No Brasil, BC já não olha apenas para a meta

Os números mostram que há uma correlação positiva entre a inflação ocorrida no período analisado e a evolução da dívida líquida (ver tabela). Trata-se de uma comprovação de que o Banco Central, ao perseguir a meta, olhou, sim, para a dívida e, quando foi o caso, desistiu de persegui-la a qualquer custo. Castro Pires explica que o BC se deparou com um trade-off entre a obtenção da meta para inflação estipulada e a obtenção da estabilização da dívida pública. "(Isso) indica que, em um ambiente de dívida pública elevada, como é o caso do Brasil, a meta para inflação deve ser determinada de acordo com o peso que o BC dá ao equilíbrio fiscal", diz o economista do IPEA, tocando num ponto importantíssimo para o atual debate econômico: afinal, o BC se comunica ou não com a área fiscal do governo? "A determinação da meta para inflação no Brasil deveria considerar a capacidade de o BC atingir esse objetivo, dado o peso que esse atribui ao equilíbrio fiscal.
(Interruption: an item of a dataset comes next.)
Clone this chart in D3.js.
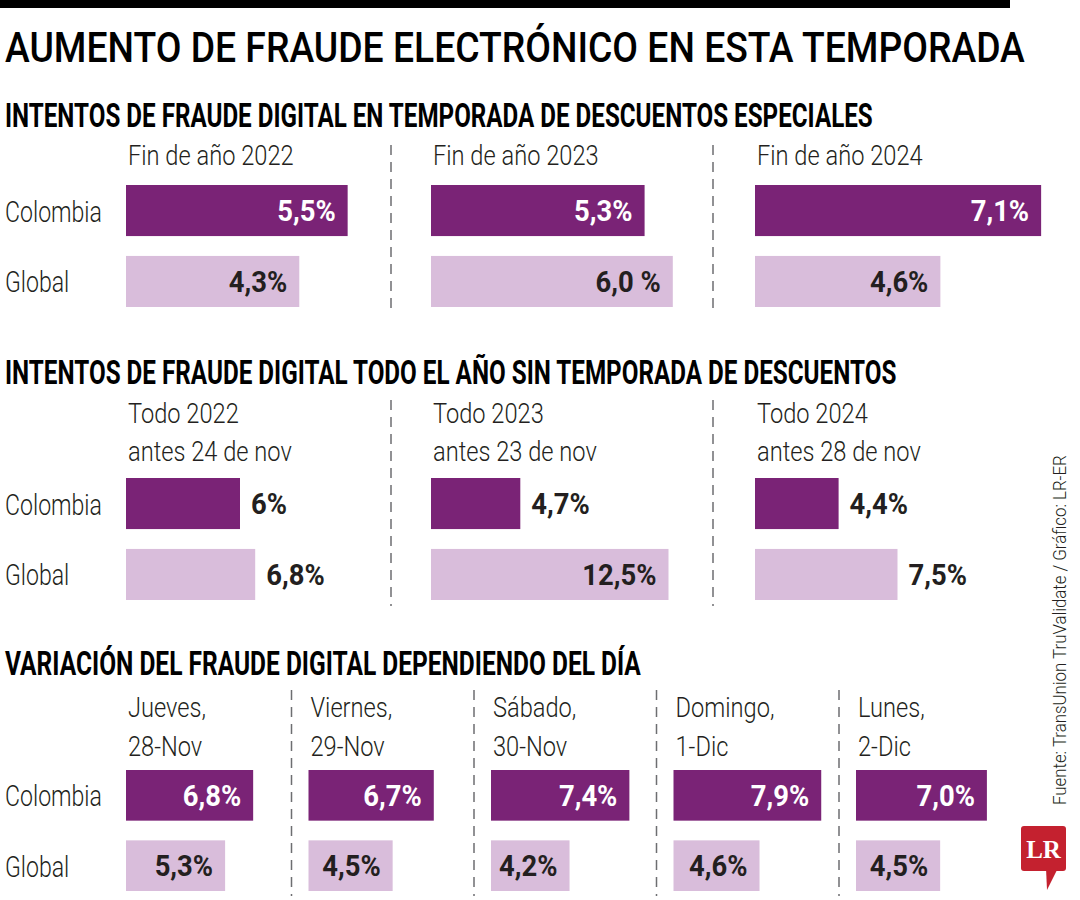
<!DOCTYPE html>
<html><head><meta charset="utf-8">
<script src="https://cdn.jsdelivr.net/npm/d3@7"></script>
<style>body{margin:0;background:#fff} svg{display:block}</style>
</head><body><svg id="c" width="1080" height="900"></svg>
<script>
// ---------- DATA ----------
const mainTitle = "AUMENTO DE FRAUDE ELECTRÓNICO EN ESTA TEMPORADA";
const sectionTitles = [
  "INTENTOS DE FRAUDE DIGITAL EN TEMPORADA DE DESCUENTOS ESPECIALES",
  "INTENTOS DE FRAUDE DIGITAL TODO EL AÑO SIN TEMPORADA DE DESCUENTOS",
  "VARIACIÓN DEL FRAUDE DIGITAL DEPENDIENDO DEL DÍA"
];
const series = ["Colombia", "Global"];

const periods1 = [["Fin de año 2022"], ["Fin de año 2023"], ["Fin de año 2024"]];
const colombia1 = [5.5, 5.3, 7.1];
const global1 = [4.3, 6.0, 4.6];
const colombiaLabels1 = ["5,5%", "5,3%", "7,1%"];
const globalLabels1 = ["4,3%", "6,0 %", "4,6%"];

const periods2 = [["Todo 2022", "antes 24 de nov"], ["Todo 2023", "antes 23 de nov"], ["Todo 2024", "antes 28 de nov"]];
const colombia2 = [6, 4.7, 4.4];
const global2 = [6.8, 12.5, 7.5];
const colombiaLabels2 = ["6%", "4,7%", "4,4%"];
const globalLabels2 = ["6,8%", "12,5%", "7,5%"];

const days3 = [["Jueves,", "28-Nov"], ["Viernes,", "29-Nov"], ["Sábado,", "30-Nov"], ["Domingo,", "1-Dic"], ["Lunes,", "2-Dic"]];
const colombia3 = [6.8, 6.7, 7.4, 7.9, 7.0];
const global3 = [5.3, 4.5, 4.2, 4.6, 4.5];
const colombiaLabels3 = ["6,8%", "6,7%", "7,4%", "7,9%", "7,0%"];
const globalLabels3 = ["5,3%", "4,5%", "4,2%", "4,6%", "4,5%"];

const sourceText = "Fuente: TransUnion TruValidate / Gráfico: LR-ER";
const logoText = "LR";

// ---------- STYLE ----------
const DARK = "#7a2376", LIGHT = "#d9bddb", INK = "#231f20";
const FONT = "Roboto, 'Open Sans', 'DejaVu Sans', sans-serif";
const svg = d3.select("#c");

function ctext(parent, str, x, y, o) {
  o = o || {};
  return parent.append("text")
    .attr("transform", `translate(${x},${y}) scale(${o.sx || 0.8},1)`)
    .attr("font-family", FONT)
    .attr("font-size", o.size || 28)
    .attr("font-weight", o.weight || 300)
    .attr("fill", o.fill || INK)
    .attr("text-anchor", o.anchor || "start")
    .text(str);
}

// text squeezed horizontally to a target width
function fitText(parent, str, x, y, width, o) {
  const t = parent.append("text")
    .attr("font-family", o.family || FONT)
    .attr("font-size", o.size)
    .attr("font-weight", o.weight)
    .attr("fill", o.fill || "#000")
    .text(str);
  const natural = t.node().getComputedTextLength();
  const k = width / natural;
  t.attr("transform", `translate(${x},${y})${o.rotate ? ` rotate(${o.rotate})` : ""} scale(${k},1)`);
  return t;
}

// top rule
svg.append("rect").attr("x", 0).attr("y", 0).attr("width", 1010).attr("height", 8).attr("fill", "#000");

// main title
fitText(svg, mainTitle, 5, 62, 1020, { size: 42, weight: 500 });

// section headings
const headingY = [127, 384, 675], headingW = [868, 892, 636];
sectionTitles.forEach((t, i) => {
  fitText(svg, t, 5, headingY[i], headingW[i], { size: 33, weight: 700 });
});

function drawSection(cfg) {
  const g = svg.append("g");
  const keys = cfg.periods.map(p => p.join(" "));
  const px = cfg.panelX.domain(keys);
  const y = d3.scaleBand().domain(series).range(cfg.yRange).paddingInner(0.28);
  const x = d3.scaleLinear().domain([0, 10]).range([0, cfg.pxPer10]);

  // row labels
  series.forEach(s => {
    ctext(g, s, 5, y(s) + y.bandwidth() / 2 + 11, { size: 30, weight: 300, sx: 0.77 });
  });

  // separators
  cfg.separators.forEach(sx => {
    g.append("line").attr("x1", sx).attr("x2", sx)
      .attr("y1", cfg.sepY[0]).attr("y2", cfg.sepY[1])
      .attr("stroke", "#6d6e71").attr("stroke-width", 1.5)
      .attr("stroke-dasharray", "10,7");
  });

  keys.forEach((k, i) => {
    const x0 = px(k);
    cfg.periods[i].forEach((line, j) => {
      ctext(g, line, x0 + 2, cfg.headerY[j], { size: 28.5, weight: 300, sx: 0.83 });
    });
    const rows = [
      { s: "Colombia", v: cfg.colombia[i], lab: cfg.colombiaLabels[i], fill: DARK, txt: "#fff" },
      { s: "Global", v: cfg.global[i], lab: cfg.globalLabels[i], fill: LIGHT, txt: INK }
    ];
    rows.forEach(r => {
      const w = x(r.v);
      g.append("rect").attr("x", x0).attr("y", y(r.s))
        .attr("width", w).attr("height", y.bandwidth()).attr("fill", r.fill);
      const cy = y(r.s) + y.bandwidth() / 2 + 10.5;
      if (w < cfg.insideMin) {
        ctext(g, r.lab, x0 + w + 11, cy, { size: 29.5, weight: 700, sx: 0.93, fill: INK });
      } else {
        ctext(g, r.lab, x0 + w - 12, cy, { size: 29.5, weight: 700, sx: 0.93, fill: r.txt, anchor: "end" });
      }
    });
  });
}

drawSection({
  periods: periods1, colombia: colombia1, global: global1,
  colombiaLabels: colombiaLabels1, globalLabels: globalLabels1,
  panelX: d3.scaleOrdinal().range([126, 431, 755]),
  yRange: [185, 307], pxPer10: 403,
  headerY: [165], separators: [391, 713], sepY: [145, 312], insideMin: 0
});

drawSection({
  periods: periods2, colombia: colombia2, global: global2,
  colombiaLabels: colombiaLabels2, globalLabels: globalLabels2,
  panelX: d3.scaleOrdinal().range([126, 431, 755]),
  yRange: [478, 600], pxPer10: 190,
  headerY: [423, 461], separators: [391, 713], sepY: [400, 606], insideMin: 200
});

const band3 = d3.scaleBand().domain(days3.map(d => d.join(" "))).range([126, 1038.5]);
drawSection({
  periods: days3, colombia: colombia3, global: global3,
  colombiaLabels: colombiaLabels3, globalLabels: globalLabels3,
  panelX: d3.scaleOrdinal().range(band3.domain().map(k => band3(k))),
  yRange: [770, 891], pxPer10: 187,
  headerY: [717, 756], separators: band3.domain().slice(1).map(k => band3(k) - 17),
  sepY: [690, 896], insideMin: 0
});

// source (vertical)
fitText(svg, sourceText, 1066, 805, 350, { size: 19, weight: 300, fill: INK, rotate: -90 });

// LR logo
const logo = svg.append("g");
logo.append("rect").attr("x", 1021).attr("y", 826).attr("width", 45).attr("height", 45)
  .attr("rx", 3).attr("fill", "#c4212f");
logo.append("path").attr("d", "M1046,868 L1058,868 L1047,890 Z").attr("fill", "#c4212f");
logo.append("text").attr("x", 1043.5).attr("y", 858).attr("text-anchor", "middle")
  .attr("font-family", "'Liberation Serif', 'DejaVu Serif', serif").attr("font-weight", 700)
  .attr("font-size", 25).attr("fill", "#fff").text(logoText);
</script>
</body></html>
Em outras palavras, um programa de metas pouco flexível pode gerar perda de credibilidade ao BC, pois, ao observar o impacto fiscal de suas ações, ele acaba por optar por uma posição intermediária entre inflação e dívida pública", observa Castro Pires. No regime de metas, a credibilidade do BC é crucial. Castro Pires sugere que o Conselho Monetário Nacional, instância que fixa as metas para inflação, procure saber do BC o peso atribuído, em suas políticas, ao equilíbrio fiscal. Isso permitiria ao CMN formular um plano de metas "consistente" e "crível", algo que, por sua vez, daria ganhos de credibilidade à política monetária. O debate é oportuno. Uma maior comunicação entre Banco Central e os Ministérios da Fazenda e do Planejamento pode ajudar, em última instância, a reduzir a taxa de juros. Pode estimular o BC a mostrar à área econômica e à sociedade que o desempenho fiscal do governo, apesar do superávit primário, é sofrível - o governo assegura o pagamento dos credores, mas deixa os gastos correntes crescerem bem acima da inflação; mais adiante, quando a sociedade não tolerar mais o aumento da carga tributária, essas despesas vão se transformar em dívida; tudo isso dificultará a tarefa do BC em reduzir os juros.